Though the print was a failure, I was still left with a good-sized solid wax object with several features that could be used to evaluate the casting process. Given that my translation system was likely fried, I proceeded with my test of the lost-wax casting process with this sample of my print material.
I used plaster as my mold material because jewelers often use it for lost-wax casting. It has a fine particle size, cures quickly, and is easily found at the hardware store. I used two Zinc ingots left over from a metallurgy project in high school because of their low melting temperature.
After the mold cured, I removed the cardboard, inverted the mold over Aluminum foil, and baked it for several hours at 200 degrees Fahrenheit and then increased the temperature to 400 to preheat the mold before casting. Much of the wax melted out easily, but some leached into the plaster, leaving behind thicker layers of carbon powder than I had been hoping for (I expected some residue to be left and that it would aid in parting the cast piece from the mold).

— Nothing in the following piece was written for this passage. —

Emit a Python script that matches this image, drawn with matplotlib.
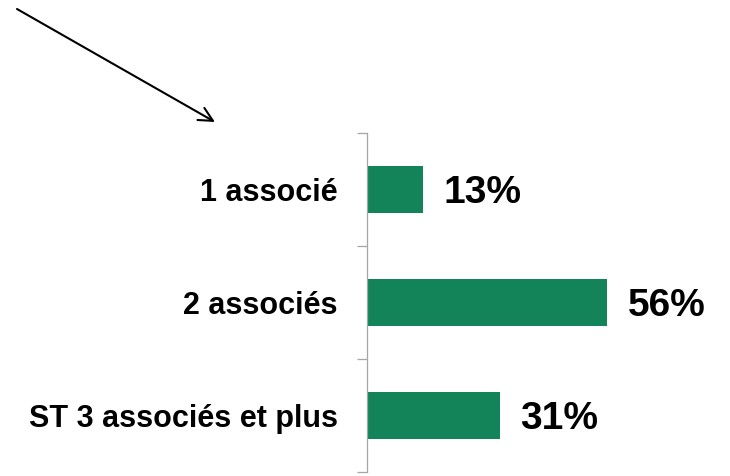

The mold captured much of the surface detail of the piece, but the thick build-up of carbon powder obscured much of this detail in the casting. On the whole, it was a successful first proof-of-concept exercise, but there is plenty of room for improvement.
- The current laser power supply is prohibitively expensive.
- I would love to try this with a cheap driver module and a 1-2 Watt 405nm diode from eBay.
- The MDF XY translator frame began to bend under the tension of the cables, which could affect laser spot size during translation (as the laser drops and rises slightly over the course o the print).
- Smaller spot size via better optics.
- More robust frame.
- Higher torque stepper motors for the translation system.